Substrate-induced changes in dynamics and molecular motions of cuticle-degrading serine protease PL646: a molecular dynamics study

Abstract

Cuticle-degrading serine proteases secreted by nematophagous fungi can degrade the nematode cuticle during the infection processes. PL646, an alkaline cuticle-degrading serine protease derived from the nematophagous fungus Paecilomyces lilacinus, has been shown to have a high nematicidal activity. Although the crystal structure of PL646 provides a solid basis for investigating its structure–function relationship, the detailed aspects of the dynamics involving the substrate binding, orientation, catalysis, product release, and how these processes are regulated, remain unstudied. Molecular dynamics (MD) simulations and metadynamics simulations of PL646 with and without the peptide substrate AAPV were performed to investigate the changes in structure, molecular motions, and free energy landscape (FEL) of PL646 upon substrate binding. The results indicate that during simulations, the substrate-bound PL646 adopts a more stable and compact conformation than the substrate-free form. However, a few regions located opposite the substrate binding pockets or connected to the catalytic residue show increased flexibility upon substrate binding. Combined essential dynamics (ED) analysis reveals that, upon substrate binding, the noticeable displacements occur not only in the substrate binding pockets/sites, but also in the surface-exposed loops.
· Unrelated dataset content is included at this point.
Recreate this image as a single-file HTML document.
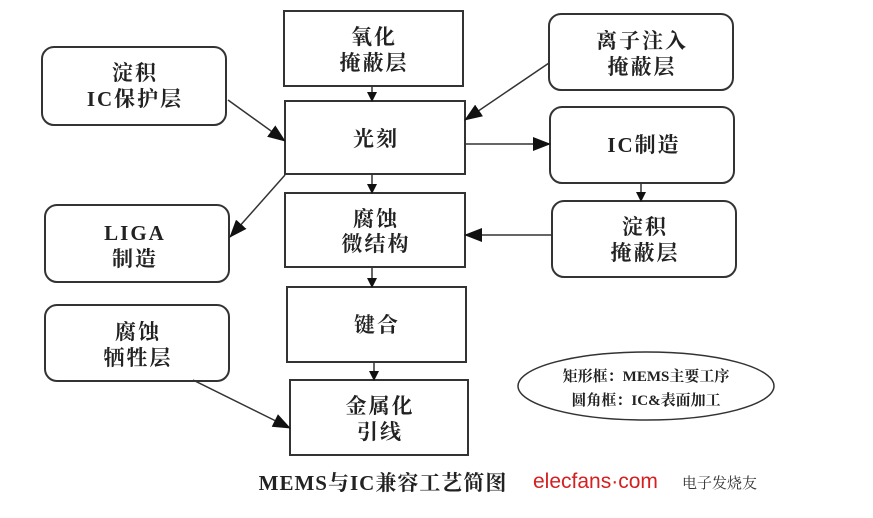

The dynamic pockets caused by the large concerted motions are proposed to be linked to the substrate recognition, binding, orientation, catalysis, and product release of PL646. The constructed FELs reveal that the substrate-free PL646 has a more rugged and wider free energy surface, and a higher minimum free energy level than the proteinase in complex with its substrate, indicating that the substrate binding reduces the conformational flexibility while increasing the stability of PL646. The results presented in this work will facilitate a better understanding of the structure–dynamics–function relationship of the cuticle-degrading serine protease PL646.